Liège, Belgium, April 2012
– COMPIT’12 –
A Method of Applying Linear Seakeeping Panel Pressure
to Full Ship Structural Models
Ming Ma, DRS Defense Solutions, Stevensville/USA, mma@drs-ds.com
Chengbi Zhao, South China Univ. of Technology, Guangzhou/China, tccbzhao@scut.edu.cn
Nick Danese, Nick Danese Applied Research, Antibes/France, ndar@ndar.com
Abstract
Panel based hydrodynamic analysis is well suited for transferring seakeeping loads to 3D FEM structural models. Because panel based hydrodynamic analysis is computationally expensive, and also not very sensitive to the mesh density, it is common to first calculate seakeeping loads from a coarser hydrodynamic mesh, and then to map the panel pressure and inertia loads to the corresponding finer structural model. Various interpolation methods have been proposed to map the loads from one mesh to another. While the pressure integration results in a perfect equilibrium in the hydrodynamic model, it is difficult to get a balanced structural model through any pressure interpolation methods. To re-balance the structural model, artificial accelerations and/or point loads have to be added.

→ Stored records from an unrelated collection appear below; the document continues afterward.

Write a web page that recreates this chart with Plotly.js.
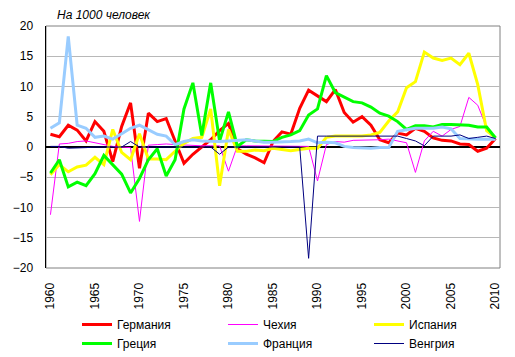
<!DOCTYPE html>
<html>
<head>
<meta charset="utf-8">
<script src="https://cdn.plot.ly/plotly-3.0.1.min.js"></script>
<style>html,body{margin:0;padding:0;background:#fff;}#chart{width:515px;height:357px;}</style>
</head>
<body>
<div id="chart"></div>
<script>
const years = [];
for (let y = 1960; y <= 2010; y++) years.push(y);

const germany = [2.1,1.7,3.6,2.8,1.0,4.2,2.6,-2.4,3.4,7.3,
  -3.5,5.6,4.2,4.7,1.0,-2.7,-1.2,0.0,1.2,2.7,
  3.9,-0.3,-1.2,-1.8,-2.6,0.9,2.5,2.1,6.4,9.4,
  8.5,7.5,9.5,5.7,4.1,5.0,3.6,1.2,0.7,2.3,
  2.0,3.1,2.6,1.5,1.1,1.0,0.5,0.4,-0.7,-0.2,1.4];
const czech = [-11.2,0.5,0.6,0.9,1.0,0.7,0.3,0.1,0.0,-0.1,
  -12.3,0.3,0.4,0.5,0.4,0.3,0.2,0.2,0.2,0.2,
  -4.0,0.2,0.2,0.2,0.2,0.2,0.2,0.2,0.2,0.1,
  -5.6,0.4,0.9,0.8,1.1,1.1,1.2,1.2,1.3,1.0,
  0.7,-4.2,1.0,2.6,1.8,2.9,3.4,8.2,6.9,3.2,1.6];
const spain = [-4.6,-2.9,-4.1,-3.3,-3.0,-1.7,-2.9,2.9,-0.9,-2.1,
  2.2,-2.0,-2.0,-2.1,-0.7,0.6,1.4,1.6,6.3,-6.4,
  2.9,-0.7,-0.7,-0.5,-0.6,-0.2,-0.4,-0.6,-0.4,-0.2,
  -0.2,1.6,1.8,1.8,1.8,1.8,2.0,2.4,4.3,5.8,
  9.8,10.8,15.7,14.7,14.3,14.7,13.6,15.5,10.3,2.7,1.5];
const greece = [-4.3,-2.1,-6.6,-5.8,-6.4,-4.4,-1.4,-3.0,-4.5,-7.6,
  -5.2,-2.1,-0.3,-4.8,-2.1,6.3,10.6,1.9,10.6,1.0,
  5.8,0.1,1.2,1.0,1.0,0.9,1.6,2.0,2.7,5.3,
  6.3,11.8,9.0,8.2,7.5,7.3,6.6,5.6,5.1,4.2,
  2.9,3.5,3.5,3.3,3.7,3.7,3.7,3.6,3.3,3.3,1.5];
const france = [3.1,4.0,18.3,3.6,3.1,1.6,1.8,1.3,2.2,3.1,
  3.6,2.9,2.1,1.8,0.4,0.9,1.2,1.0,0.9,0.9,
  1.0,1.1,1.2,1.0,0.8,0.8,0.8,0.9,1.0,1.3,
  0.7,0.8,0.7,0.1,-0.1,-0.2,-0.2,-0.1,-0.1,2.6,
  2.8,3.1,3.1,3.1,3.3,3.0,1.4,1.3,1.3,1.3,1.3];
const hungary = [0.1,0.1,-0.2,-0.2,-0.1,0.0,0.0,0.0,0.0,0.9,
  0.0,0.0,0.0,0.0,0.0,0.0,0.0,0.0,0.0,-1.2,
  0.0,0.0,0.0,0.0,0.0,0.0,0.0,0.0,0.0,-18.4,
  1.8,1.8,1.8,1.8,1.8,1.8,1.8,1.8,1.8,1.8,
  1.4,1.0,0.2,1.8,1.8,1.8,2.0,1.4,1.6,1.8,1.4];

const seriesNames = ['Германия','Чехия','Испания','Греция','Франция','Венгрия'];
const xTicks = [1960,1965,1970,1975,1980,1985,1990,1995,2000,2005,2010];
const yTicks = [-20,-15,-10,-5,0,5,10,15,20];
const titleText = 'На 1000 человек';

const FONT = 'Arial, "Liberation Sans", sans-serif';
const colors = ['#FF0000','#FF00FF','#FFFF00','#00FF00','#99CCFF','#000080'];
const widths = [3,1,3,3,3,1];
const legendIds = ['legend','legend2','legend3','legend','legend2','legend3'];
const data = [germany, czech, spain, greece, france, hungary];

const traces = data.map((vals, i) => ({
  type: 'scatter', mode: 'lines', x: years, y: vals, name: seriesNames[i],
  legend: legendIds[i],
  line: {color: colors[i], width: widths[i]}
}));

function legendAt(px) {
  return {orientation: 'v', x: (px - 46) / 454, xanchor: 'left', y: (268 - 310) / 242, yanchor: 'top',
    traceorder: 'normal', font: {family: FONT, size: 12, color: '#000'}, bgcolor: 'rgba(0,0,0,0)', borderwidth: 0};
}

const layout = {
  width: 515, height: 357,
  margin: {l: 46, r: 15, t: 26, b: 89, autoexpand: false},
  paper_bgcolor: '#fff', plot_bgcolor: '#fff',
  font: {family: FONT, size: 12, color: '#000'},
  showlegend: true,
  title: {text: titleText, x: 57/515, xanchor: 'left', xref: 'container', y: 1 - 15/357, yanchor: 'middle', yref: 'container',
    font: {family: FONT, size: 12, style: 'italic', color: '#000'}},
  xaxis: {type: 'linear', range: [1959.5, 2010.5], tickvals: xTicks, ticktext: xTicks.map(String), tickangle: -90,
    showgrid: false, zeroline: false, showline: false, ticks: 'outside', ticklen: 9, tickcolor: 'rgba(0,0,0,0)',
    tickfont: {family: FONT, size: 12, color: '#000'}},
  yaxis: {range: [-20, 20], tickvals: yTicks, showgrid: true, gridcolor: '#b8b8b8', gridwidth: 1,
    zeroline: true, zerolinecolor: '#000', zerolinewidth: 1.5,
    showline: true, linecolor: '#000', linewidth: 1.5,
    ticks: 'outside', ticklen: 9, tickcolor: 'rgba(0,0,0,0)',
    tickfont: {family: FONT, size: 12, color: '#000'}},
  shapes: [{type: 'rect', xref: 'paper', yref: 'paper', x0: 0, x1: 1, y0: 0, y1: 1,
    line: {color: '#808080', width: 1}, layer: 'below'}],
  legend: legendAt(77),
  legend2: legendAt(223),
  legend3: legendAt(369)
};

Plotly.newPlot('chart', traces, layout, {displayModeBar: false, staticPlot: true});
</script>
</body>
</html>
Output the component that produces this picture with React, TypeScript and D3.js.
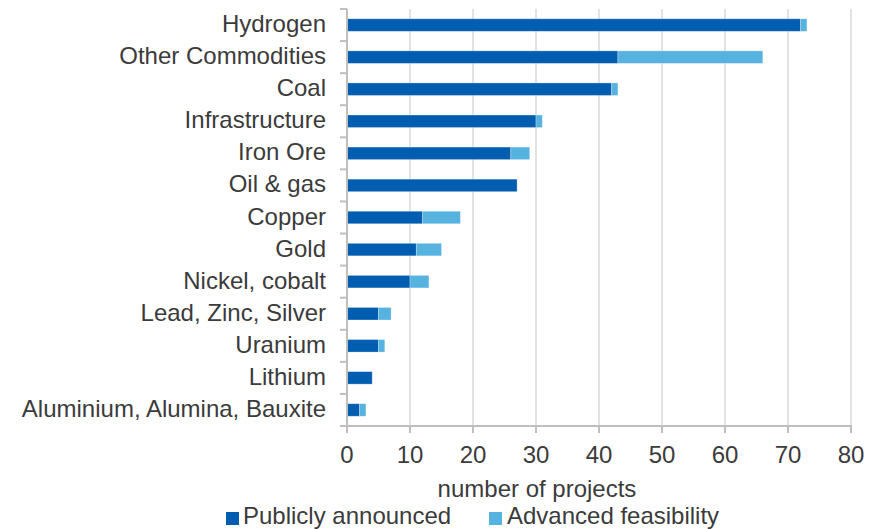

Malenica et al. (2008) proposed a method which maps the panel source strength instead of the panel pressure from a hydrodynamic mesh to the structural mesh, and then formulated the equations of motion in the structural mesh. The equations of motion also included a gravity term to account for the change in the coordinate system. The method results in a balanced structural model. In this paper, the cause of the unrealistic sway and surge force due to hydrostatic restoring pressure integration is explained. A method of applying linear seakeeping pressure loads is presented. The method differs from Bureau Veritas’s approach in the following areas: 1. The corrective hydrostatic restoring force due to pressure integration is distributed to element nodes using quadratic programming; 2. There is no need to create and maintain two different models because the method only uses the structural mesh. A coarser hydrodynamic mesh is automatically generated from the structural mesh when the hydrodynamic analysis is performed; 3. The method is fully integrated within one FEA system, comprising modeling, loading, analysis, and evaluation.